3320 Mark Hebden v Keith Arkell, British championship 2013. Two old rivals met in a tight contest. How did White (to play) score the point? Photograph: Graphic
Wei Yi, aged 14, stole the early show in the current World Cup at Tromso when he knocked out two eminent grandmasters and gave China its best prospect yet. The boy is already the youngest GM in the world and the fourth youngest of all time.
Beijing has long hankered to match its dominance in women's chess with a similar rise in the men's game but until now its best GMs have stalled at the top 20-50 level. Now China will pour financial and technical resources into ensuring that the fast improving Wei Yi fulfils his potential.
More generally the early World Cup games showed that Russia and Ukraine possess elite GM strength in depth which other nations can only dream of. The round of the last 32 had 17 GMs from Russia/Ukraine and five of these reached Saturday's quarter-finals.

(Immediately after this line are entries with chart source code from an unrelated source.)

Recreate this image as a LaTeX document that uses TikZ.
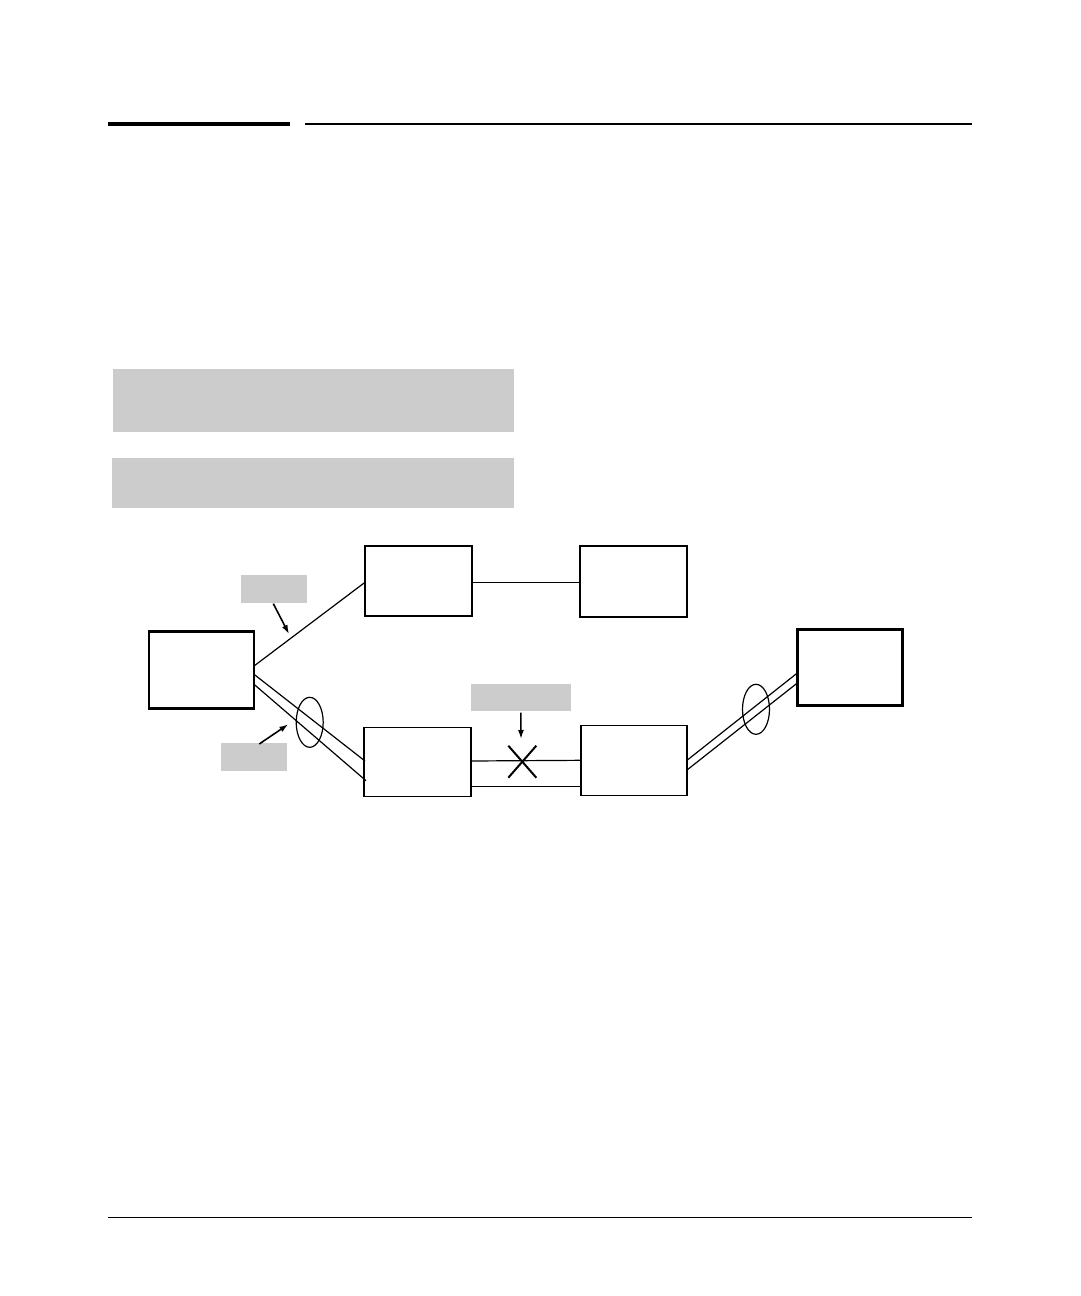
\documentclass[tikz,border=0pt]{standalone}
\usetikzlibrary{shapes.geometric,arrows.meta,calc}
\definecolor{lblgray}{HTML}{CCCCCC}
\begin{document}
\begin{tikzpicture}[x=1pt,y=-1pt,
  thinbox/.style={draw=black,line width=1.4pt,fill=white,inner sep=0pt,outer sep=0pt,rectangle},
  thickbox/.style={draw=black,line width=2.8pt,fill=white,inner sep=0pt,outer sep=0pt,rectangle},
  graylbl/.style={fill=lblgray,draw=none,inner sep=0pt,outer sep=0pt,rectangle},
  link/.style={draw=black,line width=1.2pt},
  ring/.style={draw=black,line width=1.2pt,ellipse,inner sep=0pt,minimum width=27pt,minimum height=50pt},
  pointer/.style={draw=black,line width=1.6pt,-{Latex[length=9pt,width=6pt]}}]
\useasboundingbox (0,0) rectangle (1080,1296);
\fill[white] (0,0) rectangle (1080,1296);
% header and footer rules
\draw[line width=4.3pt] (108,124) -- (290,124);
\draw[line width=2pt] (305,124) -- (972,124);
\draw[line width=1.4pt] (108,1217.3) -- (972,1217.3);
% large gray blocks
\node[graylbl,minimum width=401pt,minimum height=63pt] (GB1) at (313.5,400.5) {};
\node[graylbl,minimum width=402pt,minimum height=50pt] (GB2) at (313,483) {};
% switches
\node[thickbox,minimum width=105pt,minimum height=77pt] (A) at (201.5,670.3) {};
\node[thinbox,minimum width=107pt,minimum height=70pt] (B) at (418.5,580.8) {};
\node[thinbox,minimum width=107pt,minimum height=71pt] (C) at (633.5,581.3) {};
\node[thinbox,minimum width=107pt,minimum height=69pt] (D) at (417.5,762) {};
\node[thinbox,minimum width=106pt,minimum height=70pt] (E) at (634,760.3) {};
\node[thickbox,minimum width=105pt,minimum height=76pt] (F) at (850.2,667.3) {};
% links
\draw[link] ([yshift=4.3pt]A.east) -- ([yshift=-1.5pt]B.west);
\draw[link] ([yshift=-1.5pt]B.east) -- ([yshift=-1pt]C.west);
\draw[link] ([yshift=-4pt]A.east) -- ([yshift=1pt,xshift=1pt]D.west);
\draw[link] ([yshift=-14pt]A.east) -- ([yshift=-18.7pt,xshift=2pt]D.west);
\draw[link] ([yshift=1pt]D.east) -- ([yshift=0.7pt,xshift=0pt]E.west |- 0,761);
\draw[link] ([yshift=-24.3pt]D.east) -- (E.west |- 0,786.3);
\draw[link] (E.east) -- ([yshift=-5.4pt]F.west);
\draw[link] ([yshift=-9.7pt]E.east) -- ([yshift=-15.4pt]F.west);
% trunk rings
\node[ring] (R1) at (309.7,722.3) {};
\node[ring] (R2) at (756,709.3) {};
% gray labels and pointers
\node[graylbl,minimum width=65.7pt,minimum height=27.7pt] (L1) at (273.8,588.8) {};
\node[graylbl,minimum width=65.7pt,minimum height=27.7pt] (L2) at (253.8,756.8) {};
\node[graylbl,minimum width=99.7pt,minimum height=26.7pt] (L3) at (520.8,697.3) {};
\coordinate (P1) at (289,634);
\coordinate (P2) at (288.3,724.3);
\coordinate (P3) at (521,739);
\draw[pointer] ([xshift=-0.5pt,yshift=-1pt]L1.south) -- (P1);
\draw[pointer] ([xshift=5.5pt,yshift=-1pt]L2.north) -- (P2);
\draw[pointer] ([yshift=-2pt]L3.south) -- (P3);
% blocked mark
\coordinate (X) at (522.3,761.7);
\draw[line width=2pt] ($(X)+(-14,-16)$) -- ($(X)+(14,16)$);
\draw[line width=2pt] ($(X)+(-14,16)$) -- ($(X)+(14,-16)$);
\end{tikzpicture}
\end{document}
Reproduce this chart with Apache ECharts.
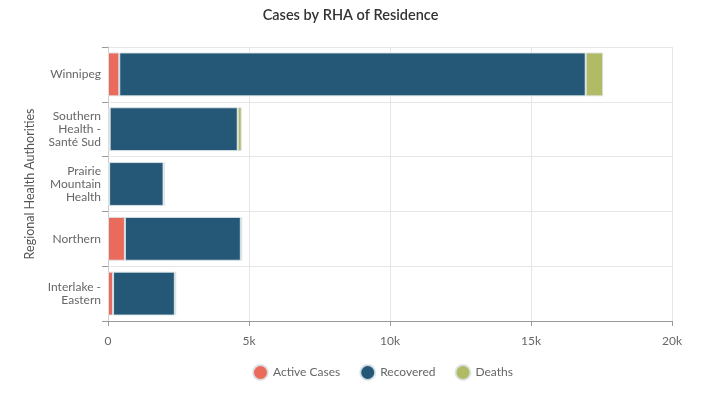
<!DOCTYPE html>
<html>
<head>
<meta charset="utf-8">
<script src="https://cdn.jsdelivr.net/npm/echarts@6/dist/echarts.min.js"></script>
<style>
  html, body { margin: 0; padding: 0; background: #fff; }
  #main-chart { width: 701px; height: 396px; }
</style>
</head>
<body>
<div id="main-chart"></div>
<script>
// Regions, top to bottom as drawn
var regions = ['Winnipeg', 'Southern\nHealth -\nSanté Sud', 'Prairie\nMountain\nHealth', 'Northern', 'Interlake -\nEastern'];
var activeCases = [400, 60, 40, 600, 180];
var recovered = [16540, 4540, 1930, 4110, 2190];
var deaths = [620, 140, 50, 50, 50];
var xTicks = [0, 5000, 10000, 15000, 20000];

var myChart = echarts.init(document.getElementById('main-chart'));

var barBorder = { borderColor: 'rgba(220,228,232,0.9)', borderWidth: 1 };

var option = {
    textStyle: { fontFamily: 'Lato' },
    title: {
        text: 'Cases by RHA of Residence',
        left: 'center',
        top: 3,
        textStyle: { fontSize: 14.5, fontWeight: 600, color: '#333', fontFamily: 'Lato' }
    },
    legend: {
        left: 247,
        top: 359,
        icon: 'circle',
        itemWidth: 15,
        itemHeight: 15,
        itemGap: 19,
        textStyle: { fontSize: 12, color: '#666' },
        data: ['Active Cases', 'Recovered', 'Deaths']
    },
    grid: { left: 108, right: 29, top: 47, bottom: 75 },
    xAxis: {
        type: 'value',
        min: xTicks[0],
        max: xTicks[xTicks.length - 1],
        interval: 5000,
        axisLine: { show: true, lineStyle: { color: '#999' } },
        axisTick: { show: true, length: 5, lineStyle: { color: '#999' } },
        axisLabel: {
            color: '#666', fontSize: 12, margin: 14,
            formatter: function (v) { return v === 0 ? '0' : (v / 1000) + 'k'; }
        },
        splitLine: { show: true, lineStyle: { color: '#e6e6e6' } }
    },
    yAxis: {
        type: 'category',
        inverse: true,
        data: regions,
        name: 'Regional Health Authorities',
        nameLocation: 'middle',
        nameGap: 71,
        nameTextStyle: { fontSize: 12.5, color: '#555' },
        axisLine: { show: true, lineStyle: { color: '#ccc' } },
        axisTick: { show: true, length: 6, lineStyle: { color: '#999' } },
        axisLabel: { color: '#666', fontSize: 12, margin: 7, lineHeight: 13 },
        splitLine: { show: true, lineStyle: { color: '#e6e6e6' } }
    },
    series: [
        {
            name: 'Active Cases', type: 'bar', stack: 'cases', data: activeCases,
            barCategoryGap: '20%',
            itemStyle: Object.assign({ color: '#ea6b5b' }, barBorder)
        },
        {
            name: 'Recovered', type: 'bar', stack: 'cases', data: recovered,
            itemStyle: Object.assign({ color: '#255876' }, barBorder)
        },
        {
            name: 'Deaths', type: 'bar', stack: 'cases', data: deaths,
            itemStyle: Object.assign({ color: '#b1bb65' }, barBorder)
        }
    ]
};

myChart.setOption(option);
</script>
</body>
</html>
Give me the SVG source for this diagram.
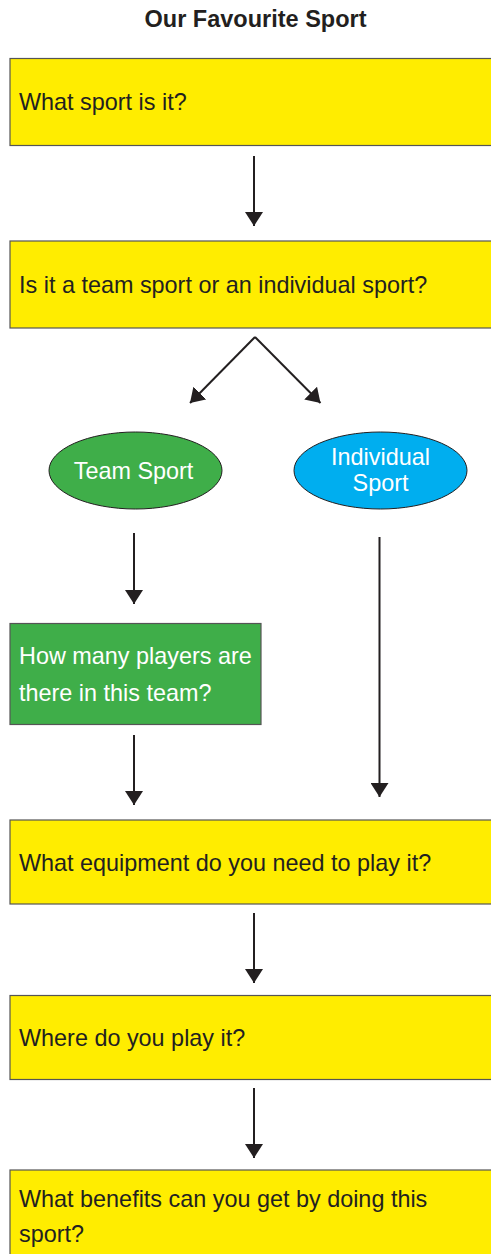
<svg xmlns="http://www.w3.org/2000/svg" width="491" height="1254" viewBox="0 0 491 1254">
  <style>
    .t { font-family: "Liberation Sans", Arial, sans-serif; font-size: 23.4px; fill: #231f20; }
    .w { fill: #ffffff; }
    .title { font-family: "Liberation Sans", Arial, sans-serif; font-size: 23.5px; font-weight: bold; fill: #231f20; }
    .ybox { fill: #ffed00; stroke: #555555; stroke-width: 1.2; }
    .gbox { fill: #3fae49; stroke: #555555; stroke-width: 1.2; }
    .conn { stroke: #231f20; stroke-width: 2; fill: none; marker-end: url(#arr); }
  </style>
  <defs>
    <marker id="arr" markerUnits="userSpaceOnUse" markerWidth="16" markerHeight="18" refX="14" refY="9" orient="auto" viewBox="0 0 16 18">
      <path d="M0,0 L14,9 L0,18 z" fill="#231f20"/>
    </marker>
  </defs>
  <rect width="491" height="1254" fill="#ffffff"/>
  <text class="title" x="255.5" y="27" text-anchor="middle">Our Favourite Sport</text>

  <g id="n1">
    <rect class="ybox" x="10" y="58.5" width="490" height="87"/>
    <text class="t" x="19" y="110">What sport is it?</text>
  </g>
  <g id="n2">
    <rect class="ybox" x="10" y="241" width="490" height="87"/>
    <text class="t" x="19" y="293">Is it a team sport or an individual sport?</text>
  </g>
  <g id="n3">
    <ellipse cx="135.5" cy="470.5" rx="86.5" ry="38.5" fill="#3fae49" stroke="#231f20" stroke-width="1"/>
    <text class="t w" x="133.5" y="479" text-anchor="middle">Team Sport</text>
  </g>
  <g id="n4">
    <ellipse cx="380.5" cy="470.5" rx="86.5" ry="38.5" fill="#00aeef" stroke="#231f20" stroke-width="1"/>
    <text class="t w" x="380.5" y="465" text-anchor="middle">Individual</text>
    <text class="t w" x="380.5" y="491" text-anchor="middle">Sport</text>
  </g>
  <g id="n5">
    <rect class="gbox" x="10" y="623.5" width="251" height="101"/>
    <text class="t w" x="19" y="664">How many players are</text>
    <text class="t w" x="19" y="700.5">there in this team?</text>
  </g>
  <g id="n6">
    <rect class="ybox" x="10" y="820" width="490" height="84"/>
    <text class="t" x="19" y="870.5">What equipment do you need to play it?</text>
  </g>
  <g id="n7">
    <rect class="ybox" x="10" y="995.5" width="490" height="84"/>
    <text class="t" x="19" y="1046">Where do you play it?</text>
  </g>
  <g id="n8">
    <rect class="ybox" x="10" y="1170" width="490" height="100"/>
    <text class="t" x="19" y="1206.5">What benefits can you get by doing this</text>
    <text class="t" x="19" y="1242">sport?</text>
  </g>

  <g id="connectors">
    <line class="conn" x1="254" y1="156" x2="254" y2="226"/>
    <line class="conn" x1="255" y1="337" x2="190" y2="403"/>
    <line class="conn" x1="255" y1="337" x2="320.5" y2="403"/>
    <line class="conn" x1="134" y1="533" x2="134" y2="604"/>
    <line class="conn" x1="379.5" y1="537" x2="379.5" y2="797"/>
    <line class="conn" x1="134" y1="735" x2="134" y2="805"/>
    <line class="conn" x1="254" y1="913" x2="254" y2="983"/>
    <line class="conn" x1="254" y1="1088" x2="254" y2="1158"/>
  </g>
</svg>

Vladimir Malakhov, 32, who abandoned a career in nuclear physics to become a chess pro, will remember Tromso with horror. He was short of time but crushing the No2 seed, Fabiano Caruana, and could have mated by a queen-rook crossboard checking sequence so simple that it is taught to children as 'The Lawnmower'. Malakhov missed it. Two moves on he could have won Caruana's queen for nothing by a couple of obvious checks. Malakhov missed that, too.
The quarter-finals this weekend will offer free and live online coverage at worldcup2013.liveschach.net, where a single page shows all four games, Houdini computer analysis and live video commentary by Nigel Short.
The US champion, Gata Kamsky, played a fine attack below, though his 18 f5! sacrifice was good for only a draw until Black weakened by 23...Kg7? (Qb6) and 26...Bd6? (Be7). White's final rook offer leads to gxh5 31 Rf6+ Kg7 32 Rg6+ Kh7 33 Qg7 mate or Kxh5 31 Qg7! Rh8 32 Qxg6+ Kh4 33 Rf5 and mates.